Going through the logs on the EDU450 - they all show high TxBuf saturation - going back to the beginning. I installed a new RDF900x on the EDU450 yesterday - it did not change the TxBuf saturation.

So while we’re only assuming at this point that the TxBuf saturation on the EDU450 is causing the GPS glitches once Ntrip injection begins, there is something obviously different in these two copters.

I’m a bit curious if maybe there’s something different in the Cubes themselves - or perhaps how they are powered differently.

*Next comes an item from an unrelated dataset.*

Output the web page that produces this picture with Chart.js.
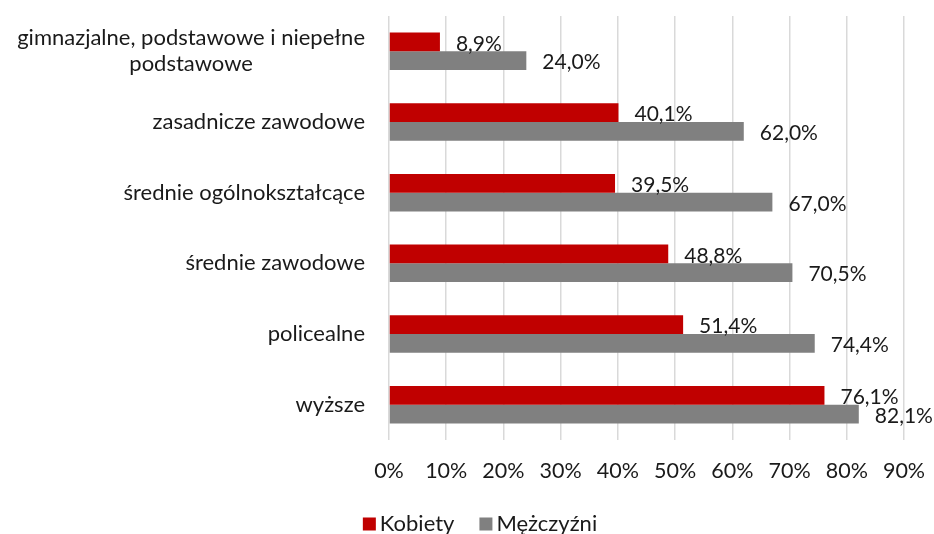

When I fly the TD650 I frequently have QGC as a telemetry base - I just use it for situational awareness and redundancy. But I don’t always use the base - as I have Yaapu that provides telemetry to my RC control radio. Fewer of the EDU450 flights are done with the connection to QGC as a telemetry base - must most of the longer flights do use it.

One last note - on a few of the logs there is not RAD selection on the Mission Planner log graphs. I’m not sure why this would be the case.

il post this here from your facebook post

TX buff is on the telemetry radio not the flight controller, it tells the flight controller the status of the radios transmission buffer so it can dynamically control the packet rate in order not to overload the radio link and start dropping packets.

This is how you can have a serial rate much higher than the transmission rate without it dropping packets since the radio tells the flight controller how much it can handle in real time.

this stat is only available on some specific radios that are mavlink compatible since they need to interact with the flight controller, the most common are the old 3dr radios and the rfd900.

radios that provide a transparent serial link dont need this as serial speed = link speed.

its totally normal for the buffer to be 80-90% full since it would just speed up the packet rate if it start to drop to keep it there.

check your radio settings are identical, copy the settings from the working copter to the one with issues. its possible its running so slow that its having to slow the link to the point the gps injection stops working.

you need to check the status while its working look for rssi, noise remnoise, remrssi, to see if there are any unusual numbers by comparing between the pair of machines and pairs of radios. you could have a radio with a noisy regulator or something jamming the radio causing it to slow down. I used to see it with original 3dr radios that had a usb chip that would jam 433 radios.
the txbuf message is sent as a mavlink radio status packet.